Der Hungerwinter 1946/47

Viele Menschen lebten tagelang nur von Kartoffelschalensuppe und ein wenig Brot.

Und die Situation sollte sich noch weiter verschlimmern. Der folgende, ungewöhnlich kalte Winter 1946/1947 sollte die Hilfe umso notwendiger werden lassen. Sie sicherte vielen Kindern das Überleben!

Dieser Winter ging als „Hungerwinter“ in die Geschichtsbücher ein. So lautete Anfang Februar 1947 in der Französischen Zone die politische Order, die „offizielle Kalorienzuteilung“ um 25 Prozent auf 1350 Kalorien zu reduzieren. In der Realität lag sie bei kaum 950 Kalorien, bald nur noch bei 520 Kalorien. Viele Menschen lebten tagelang nur von Kartoffelschalensuppe und ein wenig Brot. Viele verhungerten.

Erst mit Beginn des Sommers sollte sich die Ernährungslage verbessern. Im Herbst 1947 hatte Hanni Badertscher, die, wie oben erwähnt, seit Beginn der Aktion in Saarbrücken dabei war, die Leitung der Hilfsaktion übernommen. Sie schrieb in ihrem Bericht: „Im Juli konnte das Ambulatorium geschlossen und in ein Lager für Kleider und Wäsche umgebaut werden. …Da die Schweizer Spende ihre Großspeisung vorübergehend einzustellen gedenkt, machte das Gouvernement Militaire den Vorschlag, zur Hälfte die Lebensmittelsendungen zu übernehmen, so dass die Speisung nun wieder im alten Rahmen weitergeführt werden kann.“

Das Ende der Hilfen

1948 stellten die Schweizer und die Iren ihre Hilfsdienste schließlich ein. Die Aufgaben übernahmen nun die heimischen Behörden.

In dem Abschlussbericht der Schweizer heißt es: „Wir möchten diesen Bericht nicht schließen, ohne allen jenen Menschen gedankt zu haben, die diese Aktion ermöglichen halfen. Die deutschen und französischen Behörden haben großes Verständnis gezeigt und die Arbeit nach Möglichkeit erleichtert. Insbesondere auch Herr René Ernst, Delegierter der Schweizer Spender für Deutschland, hat uns seine immer verständnisvolle und wertvolle Unterstützung angedeihen lassen. Es haben insgesamt elf schweizerische Schwestern und elf Freunde an diesem Hilfswerk kürzere oder längere Zeit mitgearbeitet. Sie wurden tatkräftig unterstützt von mehreren freiwilligen Helfern aus Saarbrücken und von treuen Mitarbeitern, welche ständig oder periodisch von den ansässigen Hilfsorganisationen zur Verfügung gestellt wurden. Ihnen gebührt besonderer Dank. Wir sind dankbar, dass wir dieses Werk vollbringen durften.“ (RB)

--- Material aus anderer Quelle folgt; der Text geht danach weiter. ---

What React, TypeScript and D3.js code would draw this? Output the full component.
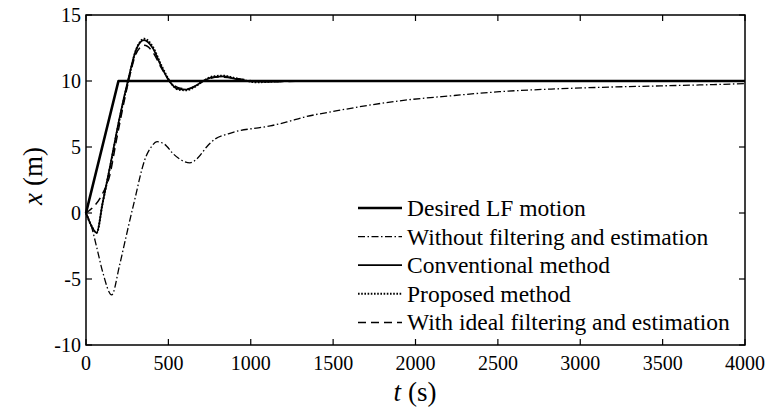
import React from "react";
import * as d3 from "d3";

const desiredT = [0, 197, 4000];
const desiredX = [0, 10, 10];

const convT = [0, 30, 65, 100, 150, 200, 254, 305, 352, 405, 457, 508, 560, 610, 660, 712, 772, 833, 894, 965, 1036, 1118, 1220, 1420, 4000];
const convX = [0, -0.9, -1.5, 0.7, 3.8, 7.0, 10.0, 12.4, 13.1, 12.5, 11.1, 9.95, 9.4, 9.35, 9.6, 10.0, 10.3, 10.35, 10.2, 10.0, 9.95, 9.95, 10.0, 10.0, 10.0];

const propT = [0, 30, 65, 100, 150, 200, 254, 305, 355, 405, 457, 508, 560, 610, 660, 712, 772, 833, 894, 965, 1036, 1118, 1220, 1420, 4000];
const propX = [0, -0.9, -1.5, 0.7, 3.7, 6.9, 9.9, 12.4, 13.2, 12.6, 11.2, 10.0, 9.35, 9.3, 9.55, 10.0, 10.35, 10.4, 10.25, 10.05, 9.9, 9.95, 10.0, 10.0, 10.0];

const idealT = [0, 40, 98, 145, 183, 224, 264, 305, 355, 405, 457, 508, 560, 610, 660, 712, 812, 914, 1016, 1118, 1420, 4000];
const idealX = [0, 0.4, 1.4, 2.9, 5.4, 8.0, 10.3, 12.1, 12.7, 12.2, 11.0, 10.0, 9.5, 9.4, 9.6, 10.0, 10.3, 10.2, 10.0, 9.95, 10.0, 10.0];

const noFiltT = [0, 30, 65, 102, 156, 203, 234, 267, 305, 327, 356, 396, 431, 478, 528, 580, 631, 681, 732, 783, 864, 935, 1016, 1118, 1220, 1320, 1525, 1905, 2235, 2510, 2845, 3120, 3450, 3725, 4000];
const noFiltX = [0, -0.9, -2.6, -4.5, -6.2, -4.0, -2.3, -0.5, 1.5, 2.7, 4.0, 5.0, 5.4, 5.2, 4.5, 4.0, 3.8, 4.2, 5.0, 5.6, 6.0, 6.25, 6.4, 6.6, 6.9, 7.25, 7.75, 8.5, 8.9, 9.19, 9.4, 9.52, 9.62, 9.7, 9.8];

const xTicks = [0, 500, 1000, 1500, 2000, 2500, 3000, 3500, 4000];
const yTicks = [-10, -5, 0, 5, 10, 15];

const legendLabels = [
  "Desired LF motion",
  "Without filtering and estimation",
  "Conventional method",
  "Proposed method",
  "With ideal filtering and estimation",
];

const W = 778, H = 418;
const L = 86, R = 745, T = 15, B = 345;

export default function App() {
  const x = d3.scaleLinear().domain([0, 4000]).range([L, R]);
  const y = d3.scaleLinear().domain([-10, 15]).range([B, T]);
  const mk = (ts: number[], xs: number[], curve: any) =>
    d3.line<number>().x((_, i) => x(ts[i])).y((d) => y(d)).curve(curve)(xs) || "";

  const series = [
    { d: mk(desiredT, desiredX, d3.curveLinear), w: 2.6, dash: "none" },
    { d: mk(noFiltT, noFiltX, d3.curveMonotoneX), w: 1.3, dash: "7,2.5,1.5,2.5" },
    { d: mk(convT, convX, d3.curveMonotoneX), w: 1.7, dash: "none" },
    { d: mk(propT, propX, d3.curveMonotoneX), w: 2.0, dash: "1.6,1.6" },
    { d: mk(idealT, idealX, d3.curveMonotoneX), w: 1.5, dash: "8,5" },
  ];

  const font = "'Liberation Serif', 'Times New Roman', serif";
  const legX1 = 358, legX2 = 402, legTx = 407, legY0 = 208, legDy = 28.6;

  return (
    <svg width={W} height={H} style={{ position: "absolute", left: 0, top: 0, background: "#fff" }} fontFamily={font}>
      <rect x={0} y={0} width={W} height={H} fill="#fff" />
      {series.map((s, i) => (
        <path key={i} d={s.d} fill="none" stroke="#000" strokeWidth={s.w} strokeDasharray={s.dash} strokeLinejoin="round" />
      ))}
      <rect x={L} y={T} width={R - L} height={B - T} fill="none" stroke="#000" strokeWidth={1.5} />
      {xTicks.map((t) => (
        <g key={"x" + t}>
          <line x1={x(t)} x2={x(t)} y1={B} y2={B - 6} stroke="#000" strokeWidth={1.2} />
          <line x1={x(t)} x2={x(t)} y1={T} y2={T + 6} stroke="#000" strokeWidth={1.2} />
          <text x={x(t)} y={370} fontSize={20} textAnchor="middle">{t}</text>
        </g>
      ))}
      {yTicks.map((v) => (
        <g key={"y" + v}>
          <line x1={L} x2={L + 6} y1={y(v)} y2={y(v)} stroke="#000" strokeWidth={1.2} />
          <line x1={R} x2={R - 6} y1={y(v)} y2={y(v)} stroke="#000" strokeWidth={1.2} />
          <text x={81} y={y(v) + 7} fontSize={20} textAnchor="end">{v}</text>
        </g>
      ))}
      <text x={415} y={401} fontSize={27} textAnchor="middle">
        <tspan fontStyle="italic">t</tspan>
        <tspan dx={7}>(s)</tspan>
      </text>
      <text transform={`translate(42,176) rotate(-90)`} fontSize={27} textAnchor="middle">
        <tspan fontStyle="italic">x</tspan>
        <tspan dx={7}>(m)</tspan>
      </text>
      {legendLabels.map((lab, i) => {
        const ly = legY0 + i * legDy;
        return (
          <g key={lab}>
            <line x1={legX1} x2={legX2} y1={ly} y2={ly} stroke="#000" strokeWidth={series[i].w} strokeDasharray={series[i].dash} />
            <text x={legTx} y={ly + 8} fontSize={23.5}>{lab}</text>
          </g>
        );
      })}
    </svg>
  );
}
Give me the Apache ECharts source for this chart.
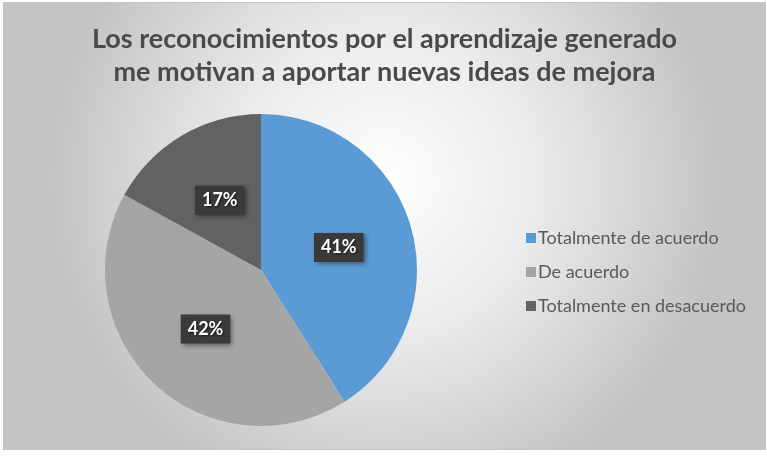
<!DOCTYPE html>
<html>
<head>
<meta charset="utf-8">
<script src="https://cdn.jsdelivr.net/npm/echarts@6/dist/echarts.min.js"></script>
<style>
	html, body { margin: 0; padding: 0; background: #fff; }
	#chart {
		position: absolute;
		left: 3px;
		top: 2px;
		width: 761px;
		height: 446px;
		border: 1px solid #c4c4c4;
	}
</style>
</head>
<body>
<div id="chart"></div>
<script>
	const titleText = "Los reconocimientos por el aprendizaje generado\nme motivan a aportar nuevas ideas de mejora"
	const categories = ["Totalmente de acuerdo", "De acuerdo", "Totalmente en desacuerdo"]
	const values = [41, 42, 17]
	const colors = ["#5b9bd5", "#a5a5a5", "#626262"]

	const chart = echarts.init(document.getElementById("chart"))
	chart.setOption({
		backgroundColor: {
			type: "radial",
			x: 0.5,
			y: 0.4,
			r: 0.75,
			colorStops: [
				{ offset: 0, color: "#ffffff" },
				{ offset: 0.45, color: "#ebebeb" },
				{ offset: 1, color: "#c4c4c4" }
			]
		},
		color: colors,
		title: {
			text: titleText,
			left: "center",
			top: 15,
			textStyle: {
				fontFamily: "Lato",
				fontWeight: "bold",
				fontSize: 27,
				lineHeight: 33,
				color: "#4a4a4a"
			}
		},
		legend: {
			orient: "vertical",
			left: 517,
			top: 221,
			itemWidth: 10,
			itemHeight: 10,
			itemGap: 16,
			icon: "rect",
			textStyle: {
				fontFamily: "Lato",
				fontSize: 18,
				color: "#595959",
				padding: [0, 0, 0, -3]
			},
			data: categories
		},
		series: [
			{
				type: "pie",
				center: [257, 267],
				radius: [0, 156],
				startAngle: 90,
				clockwise: true,
				silent: true,
				data: categories.map((name, i) => ({ name: name, value: values[i] })),
				itemStyle: {
					borderWidth: 0
				},
				label: {
					position: "inside",
					formatter: "{c}%",
					fontFamily: "Lato",
					fontWeight: "bold",
					fontSize: 18,
					color: "#ffffff",
					backgroundColor: "#3b3a39",
					padding: [6, 7, 5, 7],
					shadowColor: "rgba(0,0,0,0.45)",
					shadowBlur: 5,
					shadowOffsetX: 2,
					shadowOffsetY: 2,
					textShadowColor: "rgba(0,0,0,0.6)",
					textShadowBlur: 2,
					textShadowOffsetX: 1,
					textShadowOffsetY: 1
				},
				labelLine: { show: false }
			}
		]
	})
</script>
</body>
</html>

Ausführliche Literaturhinweise

Haunfelder, Bernd: Schweizer Hilfe für Deutschland 1917-1933 und 1944 -1957, Münster 2010.

O‘Herlihy, Tony und Jutta Ströter-Bender: Das Danke-Buch aus Saarbrücken, 1946. Eine Erinnerung an den Hungerwinter. Zeichnungen, Briefe, Gedichte von Mädchen in der Nachkriegszeit (Hg. Kulturamt Saarbrücken), KONTEXT. Kunst-Vermittlung-Kulturelle Bildung, Band 24, Baden-Baden 2020.

Bauer, Ruth: „Zucker, Schinken, Fett und Speck“. Die Lebensmittelhilfen aus der Schweiz und aus Irland. Kinder als Zeitzeugen dokumentieren Saarbrücker Nachkriegsgeschichte, in: saargeschichten 73/74, 2023, S. 28-38.

Kurz, Juliane: Schrift und Linien. Ein Beitrag zur historischen Kinder- und Jugendforschung. Das Saarbrücker Danke-Buch von 1946, KONTEXT. Kunst-Vermittlung-Kulturelle Bildung, Band 40, Baden-Baden, 2025.